Don't be ridiculous, the rendering engine is much more complex and many more lines of code than the GUI features. And browsers have had bookmarks, tabs, and password managers for a decade now.
More importantly, the rendering engine is what matters to the "open web", if you care about that. If there's only one rendering engine which "everyone" uses, then websites are designed to the bugs and quirks of that engine, then that engine need not fix any bugs, then those bugs become the de-facto standard. Then users can't use the web from the platform or browser UI of their choice if the only web rendering engine of note doesn't support it.
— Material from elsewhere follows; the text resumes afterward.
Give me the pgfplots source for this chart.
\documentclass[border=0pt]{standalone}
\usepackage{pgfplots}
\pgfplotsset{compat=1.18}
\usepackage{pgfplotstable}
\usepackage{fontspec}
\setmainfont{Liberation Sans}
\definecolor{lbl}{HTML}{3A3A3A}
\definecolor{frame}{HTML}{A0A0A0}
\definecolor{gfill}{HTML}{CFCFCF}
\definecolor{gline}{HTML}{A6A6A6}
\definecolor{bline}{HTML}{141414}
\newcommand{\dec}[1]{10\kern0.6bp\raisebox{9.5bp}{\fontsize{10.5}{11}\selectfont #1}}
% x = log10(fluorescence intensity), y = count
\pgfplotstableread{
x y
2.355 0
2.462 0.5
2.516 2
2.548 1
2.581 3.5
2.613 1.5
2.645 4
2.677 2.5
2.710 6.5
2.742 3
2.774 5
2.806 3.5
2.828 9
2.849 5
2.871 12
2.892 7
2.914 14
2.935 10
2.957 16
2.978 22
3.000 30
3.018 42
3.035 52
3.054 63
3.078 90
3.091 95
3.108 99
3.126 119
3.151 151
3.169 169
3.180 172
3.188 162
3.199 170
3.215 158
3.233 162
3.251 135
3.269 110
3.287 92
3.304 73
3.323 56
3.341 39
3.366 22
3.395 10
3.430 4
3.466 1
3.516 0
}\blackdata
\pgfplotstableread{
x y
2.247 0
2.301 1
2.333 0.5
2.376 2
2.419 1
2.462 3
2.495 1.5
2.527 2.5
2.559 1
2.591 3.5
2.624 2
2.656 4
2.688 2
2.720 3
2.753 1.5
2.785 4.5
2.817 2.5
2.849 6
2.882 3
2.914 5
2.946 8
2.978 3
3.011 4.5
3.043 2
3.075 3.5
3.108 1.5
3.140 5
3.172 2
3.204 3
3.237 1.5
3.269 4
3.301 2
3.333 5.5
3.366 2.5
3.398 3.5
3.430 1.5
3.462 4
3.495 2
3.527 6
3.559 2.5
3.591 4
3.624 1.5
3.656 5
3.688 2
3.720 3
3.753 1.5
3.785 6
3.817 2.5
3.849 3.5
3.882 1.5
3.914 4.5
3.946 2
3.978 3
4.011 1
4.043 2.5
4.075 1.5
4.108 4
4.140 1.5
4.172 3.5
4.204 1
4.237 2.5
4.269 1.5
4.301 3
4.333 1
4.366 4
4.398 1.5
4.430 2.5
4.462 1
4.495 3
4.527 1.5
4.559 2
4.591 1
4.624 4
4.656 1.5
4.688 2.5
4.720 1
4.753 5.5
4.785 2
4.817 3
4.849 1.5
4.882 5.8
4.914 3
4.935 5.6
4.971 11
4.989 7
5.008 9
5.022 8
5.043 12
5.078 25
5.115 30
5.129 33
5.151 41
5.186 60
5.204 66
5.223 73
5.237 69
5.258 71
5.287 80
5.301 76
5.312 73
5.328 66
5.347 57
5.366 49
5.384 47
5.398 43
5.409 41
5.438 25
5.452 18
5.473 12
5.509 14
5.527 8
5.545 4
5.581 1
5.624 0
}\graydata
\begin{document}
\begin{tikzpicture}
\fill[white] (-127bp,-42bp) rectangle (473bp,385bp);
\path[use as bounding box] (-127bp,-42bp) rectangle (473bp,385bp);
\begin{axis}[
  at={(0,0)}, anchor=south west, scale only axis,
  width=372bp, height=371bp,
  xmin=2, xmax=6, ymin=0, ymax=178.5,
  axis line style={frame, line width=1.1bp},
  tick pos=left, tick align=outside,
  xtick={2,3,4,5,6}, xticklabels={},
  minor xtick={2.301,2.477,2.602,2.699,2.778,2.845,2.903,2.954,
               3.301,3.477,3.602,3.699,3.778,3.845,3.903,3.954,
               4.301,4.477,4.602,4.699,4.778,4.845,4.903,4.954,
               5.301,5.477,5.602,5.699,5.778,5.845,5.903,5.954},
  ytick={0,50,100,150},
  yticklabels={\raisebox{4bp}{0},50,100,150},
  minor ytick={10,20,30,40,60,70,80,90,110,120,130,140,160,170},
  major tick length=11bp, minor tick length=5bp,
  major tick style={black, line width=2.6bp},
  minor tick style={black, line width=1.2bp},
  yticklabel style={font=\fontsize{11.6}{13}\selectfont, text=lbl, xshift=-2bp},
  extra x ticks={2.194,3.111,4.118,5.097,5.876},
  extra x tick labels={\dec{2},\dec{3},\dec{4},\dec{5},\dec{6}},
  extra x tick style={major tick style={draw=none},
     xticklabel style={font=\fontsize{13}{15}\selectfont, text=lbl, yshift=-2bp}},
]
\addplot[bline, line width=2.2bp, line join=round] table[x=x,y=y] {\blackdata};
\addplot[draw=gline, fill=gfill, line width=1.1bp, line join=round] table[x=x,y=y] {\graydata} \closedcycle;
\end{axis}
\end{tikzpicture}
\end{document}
The engines of a 747 are much more complex and designing them takes many more man-hours of engineering than does designing comfortable and spacious seats.
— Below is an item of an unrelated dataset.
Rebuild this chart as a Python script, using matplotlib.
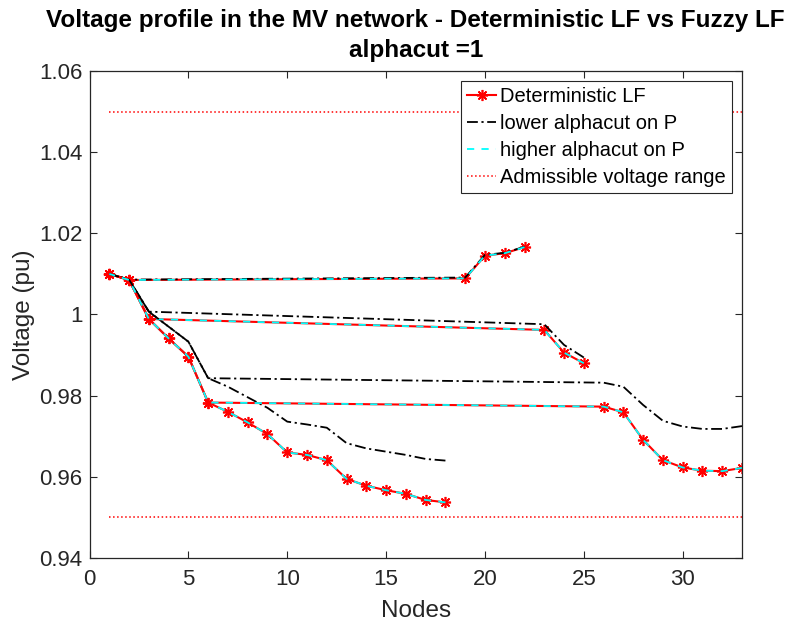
import matplotlib
matplotlib.use("Agg")
import matplotlib.pyplot as plt

plt.rcParams['font.family'] = ['Liberation Sans', 'DejaVu Sans']

nodes = list(range(1, 34))

v_det = [1.0100, 1.0085, 0.9989, 0.9941, 0.9896, 0.9783, 0.9760, 0.9734, 0.9705, 0.9660,
         0.9654, 0.9641, 0.9595, 0.9578, 0.9567, 0.9558, 0.9543, 0.9537, 1.0089, 1.0145,
         1.0151, 1.0166, 0.9962, 0.9906, 0.9880, 0.9773, 0.9759, 0.9691, 0.9641, 0.9623,
         0.9615, 0.9614, 0.9622]

v_low = [1.0100, 1.0086, 1.0007, 0.9970, 0.9933, 0.9843, 0.9822, 0.9796, 0.9770, 0.9736,
         0.9729, 0.9721, 0.9683, 0.9670, 0.9662, 0.9654, 0.9644, 0.9640, 1.0091, 1.0147,
         1.0152, 1.0167, 0.9976, 0.9925, 0.9894, 0.9832, 0.9822, 0.9777, 0.9738, 0.9724,
         0.9718, 0.9718, 0.9725]

v_high = [1.0100, 1.0085, 0.9989, 0.9941, 0.9896, 0.9783, 0.9760, 0.9734, 0.9705, 0.9660,
          0.9654, 0.9641, 0.9595, 0.9578, 0.9567, 0.9558, 0.9543, 0.9537, 1.0089, 1.0145,
          1.0151, 1.0166, 0.9962, 0.9906, 0.9880, 0.9773, 0.9759, 0.9691, 0.9641, 0.9623,
          0.9615, 0.9614, 0.9622]

# feeder paths (leaf -> root), IEEE 33-bus topology
paths = [
    [18, 17, 16, 15, 14, 13, 12, 11, 10, 9, 8, 7, 6, 5, 4, 3, 2, 1],
    [22, 21, 20, 19, 2, 1],
    [25, 24, 23, 3, 2, 1],
    [33, 32, 31, 30, 29, 28, 27, 26, 6, 5, 4, 3, 2, 1],
]

v_min, v_max = 0.95, 1.05

labels = ['Deterministic LF', 'lower alphacut on P', 'higher alphacut on P',
          'Admissible voltage range']
title_lines = ['Voltage profile in the MV network - Deterministic LF vs Fuzzy LF',
               'alphacut =1']

W, H = 793, 624
fig = plt.figure(figsize=(W / 100, H / 100), dpi=100)
ax = fig.add_axes([0.1129, 0.1058, 0.8228, 0.7804])

dark = (0.15, 0.15, 0.15)
handles = []
for i, p in enumerate(paths):
    xs = p
    h1, = ax.plot(xs, [v_det[n - 1] for n in p], color='red', lw=1.5, marker=(8, 2, 0),
                  markersize=8, markeredgewidth=1.2, markeredgecolor='red')
    h2, = ax.plot(xs, [v_low[n - 1] for n in p], color='black', lw=1.3, ls='-.',
                  dashes=(6, 2, 1.2, 2))
    h3, = ax.plot(xs, [v_high[n - 1] for n in p], color='cyan', lw=1.3, ls='--',
                  dashes=(4, 4))
    if i == 0:
        handles = [h1, h2, h3]
h4, = ax.plot([nodes[0], nodes[-1]], [v_max, v_max], color='red', ls=':', lw=1.1)
ax.plot([nodes[0], nodes[-1]], [v_min, v_min], color='red', ls=':', lw=1.1)
handles.append(h4)

ax.set_xlim(0, 33)
ax.set_ylim(0.94, 1.06)
ax.set_xticks([0, 5, 10, 15, 20, 25, 30])
ax.set_yticks([0.94, 0.96, 0.98, 1.0, 1.02, 1.04, 1.06])
ax.set_yticklabels(['0.94', '0.96', '0.98', '1', '1.02', '1.04', '1.06'])

ax.tick_params(direction='in', length=5, width=0.8, top=True, right=True,
               labelsize=16, colors=dark, labelcolor=dark)
ax.tick_params(axis='x', pad=8)
ax.tick_params(axis='y', pad=5)
for s in ax.spines.values():
    s.set_color(dark)
    s.set_linewidth(0.9)

ax.set_xlabel('Nodes', fontsize=17.5, color=dark, labelpad=7)
ax.set_ylabel('Voltage (pu)', fontsize=17.5, color=dark, labelpad=3)

cx = (0.1129 + 0.1129 + 0.8228) / 2
fig.text(cx, 1 - 21 / H, title_lines[0], fontsize=17.5, fontweight='bold',
         ha='center', va='center')
fig.text(cx, 1 - 51 / H, title_lines[1], fontsize=17.5, fontweight='bold',
         ha='center', va='center')

leg = ax.legend(handles, labels, loc='upper right', fontsize=14.5, frameon=True,
                fancybox=False, framealpha=1, edgecolor=dark, handlelength=1.45,
                handletextpad=0.2, borderpad=0.3, labelspacing=0.4, borderaxespad=0.5)
leg.get_frame().set_linewidth(0.8)

fig.savefig('out.png', dpi=100)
But assuming the engines don't fail to perform correctly, which one do you think 99.9% of passengers care more about?
Engines aren't just "correct" or "incorrect", they perform differently. Users switched to Chrome from IE because Chrome was well marketed on a website they already used (google) and was way, way faster than IE. Many also switched on OS X because it was a bit faster, more feature-full, and marketed/perceived as way faster. It wasn't because they loved the Chrome UI.
I still regularly have to help "common people" find everything but the new-tab button in Chrome (and every browser).
Finally, it's clear that UI/UX designers always say they're making software "more intuitive" and "a joy to use" but no one (except grumpy engineers like me...) know what to click or where stuff is hidden anyway. It's all just UI churn, around in circles. Show feature prominently because users don't know how to find it, then hide it because the UI is too cluttered. Repeat.
EDIT: and all that's not the main point, sorry ... anyway, the "mass market" or "common" user's ignorance doesn't change the importance of the engine to the "open web". And don't forget how Firefox started, with only particularly savvy users caring to install it.
I agree -- I would totally fly on a plane with uncomfortable seats but an engine that would get me from Tokyo to Seattle 40% faster.
And I am not saying the renderer doesn't matter. My contention is just that the featureset and the UI probably matters more today, for most people. Historically, that wasn't true. (I consider switching from IE "historical". I don't know anybody who uses MSIE today, except for one-off reason like accessing some legacy banking system.)
In my humble understanding Firefox is just a Safari skin, crippled by the lack of JIT.